Language a lost Art
A friend from another blog site inspired me to share my own thoughts concerning the English language. He commented on how much he loved it because it is filled with strange oddities and that it was huge compared to his native language Espanola. The piece below is an example of what he loves about English: you can never take it for granted.
Taken from him: "I take it you already know,
Of tough and bough and cough and dough.
Others may stumble, but not you,
On hiccough, thorough, laugh and through.
Well done!
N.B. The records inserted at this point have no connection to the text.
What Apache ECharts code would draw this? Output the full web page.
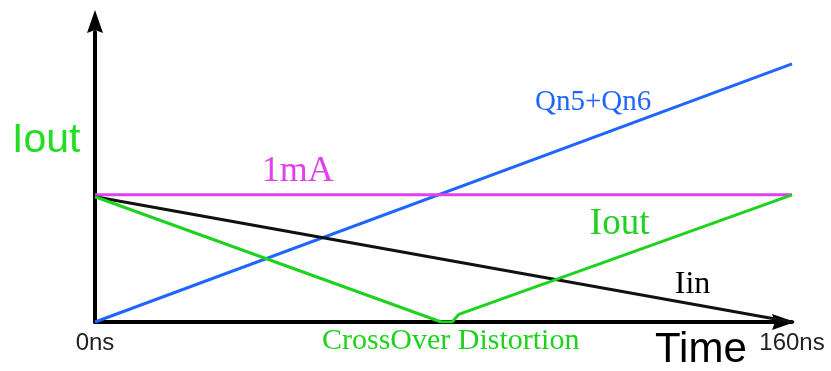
<!DOCTYPE html>
<html>
<head>
<meta charset="utf-8">
<style>
  html, body { margin: 0; padding: 0; background: #fff; }
  #chart { width: 831px; height: 371px; }
</style>
<script src="https://cdn.jsdelivr.net/npm/echarts@6/dist/echarts.min.js"></script>
</head>
<body>
<div id="chart"></div>
<script>
// time in ns, current in mA (sketch units)
const timeTicks = [0, 160];
const qn56Time = [0, 160];
const qn56Current = [0, 2.03];
const refTime = [0, 160];
const refCurrent = [1.0, 1.0];
const iinTime = [0, 160];
const iinCurrent = [0.985, 0];
const ioutTime = [0, 79.5, 82, 83.5, 160];
const ioutCurrent = [0.985, 0, 0, 0.06, 1.0];

// annotations: text, time, current (left edge / vertical centre)
const labelTexts = ["Qn5+Qn6", "1mA", "Iout", "Iin", "CrossOver Distortion"];
const labelTime = [101.0, 38.3, 113.6, 133.1, 52.1];
const labelCurrent = [1.724, 1.181, 0.768, 0.291, -0.15];
const labelColors = ["#1f66ff", "#e040ee", "#1ed21e", "#000", "#1ed21e"];
const labelSizes = [29, 36, 37, 32, 30];

function zip(xs, ys) {
  return xs.map((x, i) => [x, ys[i]]);
}

function lineSeries(name, xs, ys, color) {
  return {
    name: name,
    type: "line",
    data: zip(xs, ys),
    showSymbol: false,
    lineStyle: {color: color, width: 3},
    z: 3,
  };
}

const chart = echarts.init(document.getElementById("chart"), null, {renderer: "canvas"});

// solid arrow head with a shallow notch, centred on axis end + offset
const arrowHead = "path://M8,0 L16,23 L8,20 L0,23 Z";
const axisLine = (offset) => ({
  show: true,
  symbol: ["none", arrowHead],
  symbolSize: [16, 23],
  symbolOffset: [0, offset],
  lineStyle: {color: "#000", width: 4},
});

chart.setOption({
  animation: false,
  grid: {left: 95, right: 39, top: 32, bottom: 49},
  xAxis: {
    type: "value",
    min: timeTicks[0],
    max: timeTicks[1],
    interval: timeTicks[1] - timeTicks[0],
    axisLine: axisLine(-8.5),
    axisTick: {show: false},
    splitLine: {show: false},
    axisLabel: {
      fontFamily: "Liberation Sans",
      fontSize: 24,
      color: "#222",
      margin: 9,
      showMinLabel: true,
      showMaxLabel: true,
      formatter: (v) => v + "ns",
    },
  },
  yAxis: {
    type: "value",
    min: 0,
    max: 2.28,
    axisLine: axisLine(10.5),
    axisTick: {show: false},
    splitLine: {show: false},
    axisLabel: {show: false},
  },
  series: [
    lineSeries("Qn5+Qn6", qn56Time, qn56Current, "#1f66ff"),
    lineSeries("1mA", refTime, refCurrent, "#e040ee"),
    lineSeries("Iin", iinTime, iinCurrent, "#111"),
    lineSeries("Iout", ioutTime, ioutCurrent, "#1ed21e"),
  ],
});

// place the line labels through the chart's own scales
const graphics = labelTexts.map((t, i) => {
  const p = chart.convertToPixel({gridIndex: 0}, [labelTime[i], labelCurrent[i]]);
  return {
    type: "text",
    left: p[0],
    top: p[1] - labelSizes[i] / 2,
    style: {
      text: t,
      fill: labelColors[i],
      font: labelSizes[i] + "px 'Liberation Serif'",
    },
  };
});

// axis titles
graphics.push({
  type: "text",
  left: 12,
  top: 120,
  style: {text: "Iout", fill: "#22dd22", font: "41px 'Liberation Sans'"},
});
graphics.push({
  type: "text",
  left: 655,
  top: 329,
  style: {text: "Time", fill: "#000", font: "42px 'Liberation Sans'"},
});

chart.setOption({graphic: graphics});
</script>
</body>
</html>
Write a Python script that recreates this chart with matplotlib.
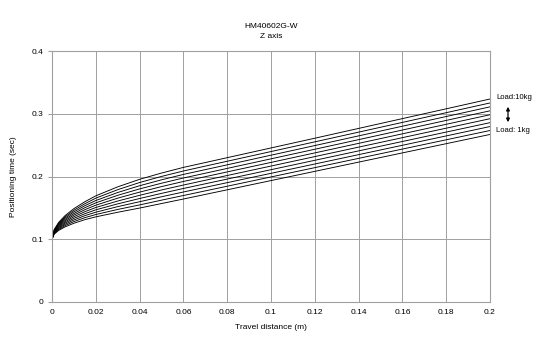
import matplotlib
matplotlib.use("Agg")
import matplotlib.pyplot as plt

# Travel distance (m)
distance = [0, 0.001, 0.003, 0.006, 0.01, 0.015, 0.02, 0.03, 0.04, 0.05, 0.06, 0.08, 0.12, 0.2]

# Positioning time (sec) per load (kg)
load_1kg  = [0.100, 0.1081, 0.1140, 0.1198, 0.1255, 0.1312, 0.1357, 0.1430, 0.1497, 0.1569, 0.1641, 0.1788, 0.2082, 0.2670]
load_2kg  = [0.100, 0.1089, 0.1154, 0.1218, 0.1281, 0.1344, 0.1394, 0.1475, 0.1547, 0.1623, 0.1697, 0.1845, 0.2141, 0.2733]
load_3kg  = [0.100, 0.1097, 0.1168, 0.1238, 0.1307, 0.1376, 0.1431, 0.1520, 0.1598, 0.1677, 0.1753, 0.1902, 0.2199, 0.2796]
load_4kg  = [0.100, 0.1105, 0.1182, 0.1258, 0.1333, 0.1407, 0.1469, 0.1564, 0.1649, 0.1731, 0.1809, 0.1959, 0.2258, 0.2858]
load_5kg  = [0.100, 0.1113, 0.1196, 0.1278, 0.1359, 0.1439, 0.1506, 0.1609, 0.1700, 0.1785, 0.1864, 0.2016, 0.2317, 0.2921]
load_6kg  = [0.100, 0.1122, 0.1211, 0.1298, 0.1385, 0.1471, 0.1543, 0.1655, 0.1751, 0.1839, 0.1921, 0.2073, 0.2376, 0.2984]
load_7kg  = [0.100, 0.1130, 0.1225, 0.1318, 0.1410, 0.1503, 0.1580, 0.1700, 0.1802, 0.1893, 0.1976, 0.2129, 0.2434, 0.3047]
load_8kg  = [0.100, 0.1138, 0.1239, 0.1338, 0.1436, 0.1535, 0.1617, 0.1745, 0.1853, 0.1947, 0.2033, 0.2186, 0.2493, 0.3110]
load_9kg  = [0.100, 0.1146, 0.1253, 0.1358, 0.1462, 0.1566, 0.1655, 0.1790, 0.1904, 0.2001, 0.2088, 0.2243, 0.2552, 0.3172]
load_10kg = [0.100, 0.1154, 0.1267, 0.1378, 0.1488, 0.1598, 0.1692, 0.1835, 0.1955, 0.2055, 0.2145, 0.2300, 0.2610, 0.3235]

series = [load_1kg, load_2kg, load_3kg, load_4kg, load_5kg,
          load_6kg, load_7kg, load_8kg, load_9kg, load_10kg]

x_ticks = [0, 0.02, 0.04, 0.06, 0.08, 0.1, 0.12, 0.14, 0.16, 0.18, 0.2]
x_tick_labels = ["0", "0.02", "0.04", "0.06", "0.08", "0.1", "0.12", "0.14", "0.16", "0.18", "0.2"]
y_ticks = [0, 0.1, 0.2, 0.3, 0.4]
y_tick_labels = ["0", "0.1", "0.2", "0.3", "0.4"]

plt.rcParams['font.family'] = ['Liberation Sans', 'DejaVu Sans']
fig = plt.figure(figsize=(5.5, 3.52), dpi=100)
ax = fig.add_axes([52/550, 1-302/352, (490-52)/550, (302-51)/352])

for s in series:
    ax.plot(distance, s, color='black', linewidth=0.65, solid_joinstyle='round')

ax.set_xlim(0, 0.2)
ax.set_ylim(0, 0.4)
ax.set_xticks(x_ticks)
ax.set_xticklabels(x_tick_labels)
ax.set_yticks(y_ticks)
ax.set_yticklabels(y_tick_labels)
ax.tick_params(axis='x', length=0, labelsize=6, pad=5)
ax.tick_params(axis='y', length=3, color='#a0a0a0', labelsize=6, pad=3)
ax.grid(True, color='#a0a0a0', linewidth=0.7)
ax.set_axisbelow(True)
for sp in ax.spines.values():
    sp.set_color('#a0a0a0')
    sp.set_linewidth(0.8)

ax.set_xlabel("Travel distance (m)", fontsize=6, labelpad=6)
ax.set_ylabel("Positioning time (sec)", fontsize=6, labelpad=11)

fig.text(271/550, 1-27/352, "HM40602G-W", ha='center', va='center', fontsize=6)
fig.text(271/550, 1-37/352, "Z axis", ha='center', va='center', fontsize=6)

fig.text(496/550, 1-98/352, "Load:10kg", ha='left', va='center', fontsize=5.5)
fig.text(496/550, 1-131/352, "Load: 1kg", ha='left', va='center', fontsize=5.5)
fig.add_artist(matplotlib.patches.FancyArrowPatch(
    (508/550, 1-104/352), (508/550, 1-125/352),
    transform=fig.transFigure, arrowstyle='<|-|>', mutation_scale=5,
    color='black', linewidth=0.9))

fig.savefig("out.png", dpi=100)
And now you wish, perhaps,
To learn of less familiar traps.
Beware of heard, a dreadful word,
That looks like beard and sounds like bird.
And dead - it's said like bed, not bead,
For goodness' sake, don't call it 'deed'!
Watch out for meat and great and threat,
(They rhyme with suite and straight and debt).
A moth is not a moth in mother,
Nor both in bother, broth in brother.
And here is not a match for there,
Nor dear and fear for bear and pear.
And then there's dose and rose and lose -
Just look them up - and goose and choose.
And cork and work and card and ward,
And font and front and word and sword.
And do and go and thwart and cart -
Come, come, I've hardly made a start!
A dreadful language? Why man alive!
I'd mastered it when I was five."
My thoughts: There's always a better way to say something. The English language is extremely acquiescent if you know how to manipulate it. That one word can say it all. Make a sentence snap.
It's not very forgiving though, people take things out of context all the time. We're the ugly Americans. Nor does it sound very romantic. Not unless you're from the South when everything sounds like it went through a curling iron. The words themselves don't make the ends curl some times it's the way you say something.
And then sometimes it isn't how you say it but what you say. Words make all the difference least ways it does to me.
People who make me think people like the friend I mentioned; their words above all else capture my attention the most.
The preverbal player can be heard a mile away. I've got an internal mute button built in.
I always feel cynical later when I think I've found that person who's truly reached me verbally; they heat me up, and say the exact right things. It doesn't take me long though to discover their rewind button. A vocabulary limited to what they've memorized and practiced on thousands of gullible women.
People bore me very easily.
The relationship wanes.
I wish there was a more creative way to say the end. I'm sure there is but in cases like this it's become a simple lack of interest to craft one.